--- start ---
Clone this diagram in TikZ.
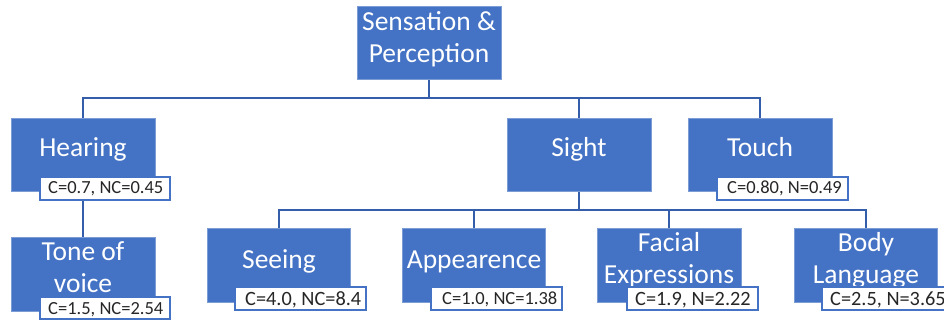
\documentclass[tikz,border=0pt]{standalone}
\usepackage{fontspec}
\setmainfont{Carlito}
\definecolor{boxblue}{RGB}{68,114,196}
\definecolor{lineblue}{RGB}{52,94,170}
\tikzset{
  x=1pt, y=-1pt,
  conn/.style={draw=lineblue, line width=1.6pt},
  mainbox/.style={fill=boxblue, draw=boxblue!70!white, line width=0.6pt},
  lblbox/.style={fill=white, draw=boxblue, line width=1.5pt},
  maintext/.style={text=white, font=\fontsize{27.5}{32}\selectfont, anchor=base, inner sep=0pt, align=center},
  lbltext/.style={text=black!85, font=\fontsize{18.5}{22}\selectfont, anchor=base west, inner sep=0pt},
  lbltextbig/.style={lbltext, font=\fontsize{20.3}{22}\selectfont},
}
\begin{document}
\begin{tikzpicture}
\useasboundingbox (0,0) rectangle (944,320);
\clip (0,0) rectangle (944,320);
% anchor coordinates for connectors
\coordinate (topb) at (429,79);
\coordinate (bus1) at (429,98);
\coordinate (hearT) at (83,118);
\coordinate (sightT) at (579,118);
\coordinate (touchT) at (760,118);
\coordinate (sightB) at (579,191);
\coordinate (bus2) at (579,210);
\coordinate (seeT) at (279,228);
\coordinate (appT) at (474,228);
\coordinate (facT) at (669,228);
\coordinate (bodT) at (866,228);
\coordinate (hearB) at (83,191);
\coordinate (toneT) at (83,237);
% connectors
\draw[conn] (topb) -- (bus1);
\draw[conn] (hearT) |- (bus1) -| (touchT);
\draw[conn] (bus1) -| (sightT);
\draw[conn] (sightB) -- (bus2);
\draw[conn] (seeT) |- (bus2) -| (bodT);
\draw[conn] (appT) |- (bus2);
\draw[conn] (facT) |- (bus2);
\draw[conn] (hearB) -- (toneT);
% boxes
\path[mainbox] (357,6) rectangle (501,79);
\path[mainbox] (11,118) rectangle (155,191);
\path[mainbox] (507,118) rectangle (651,191);
\path[mainbox] (688,118) rectangle (832,191);
\path[mainbox] (11,237) rectangle (155,311);
\path[mainbox] (207,228) rectangle (350,302);
\path[mainbox] (402,228) rectangle (545,302);
\path[mainbox] (597,228) rectangle (741,302);
\path[mainbox] (794,228) rectangle (937,302);
% main texts (anchor = baseline of last line)
\node[maintext] (ttop) at (429,63) {Sensation \&\\Perception};
\node[maintext] (thear) at (83,157) {Hearing};
\node[maintext] (tsight) at (579,157) {Sight};
\node[maintext] (ttouch) at (760,157) {Touch};
\node[maintext] (ttone) at (83,292) {Tone of\\voice};
\node[maintext] (tsee) at (279,268) {Seeing};
\node[maintext] (tapp) at (474,268) {Appearence};
\node[maintext] (tfac) at (669,283) {Facial\\Expressions};
\node[maintext] (tbod) at (866,283) {Body\\Language};
% label boxes
\path[lblbox] (40,177) rectangle (170,200);
\path[lblbox] (717,177) rectangle (848,200);
\path[lblbox] (40,297) rectangle (170,319);
\path[lblbox] (235,287) rectangle (366,310);
\path[lblbox] (431,287) rectangle (562,310);
\path[lblbox] (627,287) rectangle (758,310);
\path[lblbox] (822,287) rectangle (953,310);
% label texts
\node[lbltext] (lhear) at (48,194) {C=0.7, NC=0.45};
\node[lbltext] (ltouch) at (727,194) {C=0.80, N=0.49};
\node[lbltext] (ltone) at (48,314) {C=1.5, NC=2.54};
\node[lbltextbig] (lsee) at (245,305) {C=4.0, NC=8.4};
\node[lbltext] (lapp) at (442,304) {C=1.0, NC=1.38};
\node[lbltextbig] (lfac) at (635,305) {C=1.9, N=2.22};
\node[lbltextbig] (lbod) at (830,305) {C=2.5, N=3.65};
\end{tikzpicture}
\end{document}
--- end ---
Copy every line above word for word and exclude the pictures.

Clone this diagram in TikZ.
\documentclass[tikz,border=0pt]{standalone}
\usepackage{fontspec}
\setmainfont{Carlito}
\definecolor{boxblue}{RGB}{68,114,196}
\definecolor{lineblue}{RGB}{52,94,170}
\tikzset{
  x=1pt, y=-1pt,
  conn/.style={draw=lineblue, line width=1.6pt},
  mainbox/.style={fill=boxblue, draw=boxblue!70!white, line width=0.6pt},
  lblbox/.style={fill=white, draw=boxblue, line width=1.5pt},
  maintext/.style={text=white, font=\fontsize{27.5}{32}\selectfont, anchor=base, inner sep=0pt, align=center},
  lbltext/.style={text=black!85, font=\fontsize{18.5}{22}\selectfont, anchor=base west, inner sep=0pt},
  lbltextbig/.style={lbltext, font=\fontsize{20.3}{22}\selectfont},
}
\begin{document}
\begin{tikzpicture}
\useasboundingbox (0,0) rectangle (944,320);
\clip (0,0) rectangle (944,320);
% anchor coordinates for connectors
\coordinate (topb) at (429,79);
\coordinate (bus1) at (429,98);
\coordinate (hearT) at (83,118);
\coordinate (sightT) at (579,118);
\coordinate (touchT) at (760,118);
\coordinate (sightB) at (579,191);
\coordinate (bus2) at (579,210);
\coordinate (seeT) at (279,228);
\coordinate (appT) at (474,228);
\coordinate (facT) at (669,228);
\coordinate (bodT) at (866,228);
\coordinate (hearB) at (83,191);
\coordinate (toneT) at (83,237);
% connectors
\draw[conn] (topb) -- (bus1);
\draw[conn] (hearT) |- (bus1) -| (touchT);
\draw[conn] (bus1) -| (sightT);
\draw[conn] (sightB) -- (bus2);
\draw[conn] (seeT) |- (bus2) -| (bodT);
\draw[conn] (appT) |- (bus2);
\draw[conn] (facT) |- (bus2);
\draw[conn] (hearB) -- (toneT);
% boxes
\path[mainbox] (357,6) rectangle (501,79);
\path[mainbox] (11,118) rectangle (155,191);
\path[mainbox] (507,118) rectangle (651,191);
\path[mainbox] (688,118) rectangle (832,191);
\path[mainbox] (11,237) rectangle (155,311);
\path[mainbox] (207,228) rectangle (350,302);
\path[mainbox] (402,228) rectangle (545,302);
\path[mainbox] (597,228) rectangle (741,302);
\path[mainbox] (794,228) rectangle (937,302);
% main texts (anchor = baseline of last line)
\node[maintext] (ttop) at (429,63) {Sensation \&\\Perception};
\node[maintext] (thear) at (83,157) {Hearing};
\node[maintext] (tsight) at (579,157) {Sight};
\node[maintext] (ttouch) at (760,157) {Touch};
\node[maintext] (ttone) at (83,292) {Tone of\\voice};
\node[maintext] (tsee) at (279,268) {Seeing};
\node[maintext] (tapp) at (474,268) {Appearence};
\node[maintext] (tfac) at (669,283) {Facial\\Expressions};
\node[maintext] (tbod) at (866,283) {Body\\Language};
% label boxes
\path[lblbox] (40,177) rectangle (170,200);
\path[lblbox] (717,177) rectangle (848,200);
\path[lblbox] (40,297) rectangle (170,319);
\path[lblbox] (235,287) rectangle (366,310);
\path[lblbox] (431,287) rectangle (562,310);
\path[lblbox] (627,287) rectangle (758,310);
\path[lblbox] (822,287) rectangle (953,310);
% label texts
\node[lbltext] (lhear) at (48,194) {C=0.7, NC=0.45};
\node[lbltext] (ltouch) at (727,194) {C=0.80, N=0.49};
\node[lbltext] (ltone) at (48,314) {C=1.5, NC=2.54};
\node[lbltextbig] (lsee) at (245,305) {C=4.0, NC=8.4};
\node[lbltext] (lapp) at (442,304) {C=1.0, NC=1.38};
\node[lbltextbig] (lfac) at (635,305) {C=1.9, N=2.22};
\node[lbltextbig] (lbod) at (830,305) {C=2.5, N=3.65};
\end{tikzpicture}
\end{document}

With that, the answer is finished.